Before starting work in 2012 on the first $975-million phase of the Benteler Steel plant near Shreveport, La., Walbridge knew it had to meet local hiring mandates for the 1,000 construction jobs to be created. The firm conducted multiple outreach events to vet local subcontractors through its prequalification process, according to Morgan.

The project, set for completion in the second half of 2015, attracted a lot of interest but added review and analysis of prospects was needed to find the right mix of local, regional and national subcontractors to meet project requirements, he says.

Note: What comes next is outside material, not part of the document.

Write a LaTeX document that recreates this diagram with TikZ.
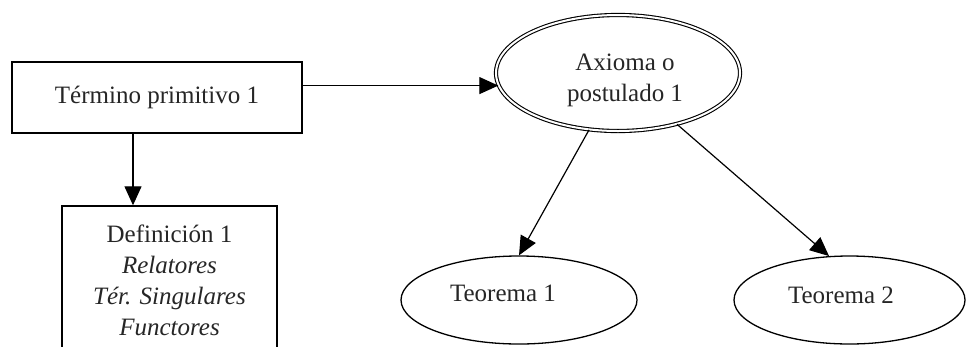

"Sometimes, the owner wants the biggest and best contractor to do a $20-million concrete job, but we might have to break it into five parts to get local contractors involved," says Morgan. "Some owners understand and are totally on board, while others—maybe companies new to the U.S.—don't realize what comes along with the local-hire requirements they agree to."

He adds, “When a project receives local dollars, there’s a hope, and often an expectation, it will use local labor, but the contractor doesn’t get those tax breaks,”

West Virginia's manufacturing investment tax credit calls for 75% of project construction labor to come from local sources. "If a contractor cannot find the workers they need locally, they can hire from outside the area," says David Efaw, treasurer of the West Virginia Building Trades Council, but only after filing a request with the state jobs agency and waiting three days to see if local workers are available.

At a chemicals industry conference last month, Shell executives said an ethane cracker  project is moving forward in Pennsylvania, for which the state created a $1.65-billion tax incentive package in 2012. It calls for Shell to invest $1 billion and create 2,500 construction jobs in the state althought the final investment decision could still be years away.


“We are looking forward to working with Shell,” says Frank Sirianni, president of the Pennsylvania Building and Trades Council. “We have one of the highest skilled workforces in the country with 8,500 apprentices and 136,000 union members, so there will not be problems for contractors to use local labor. We haven’t seen that issue here.”

Sirianni says AFL-CIO policy is to support local hiring on all jobs.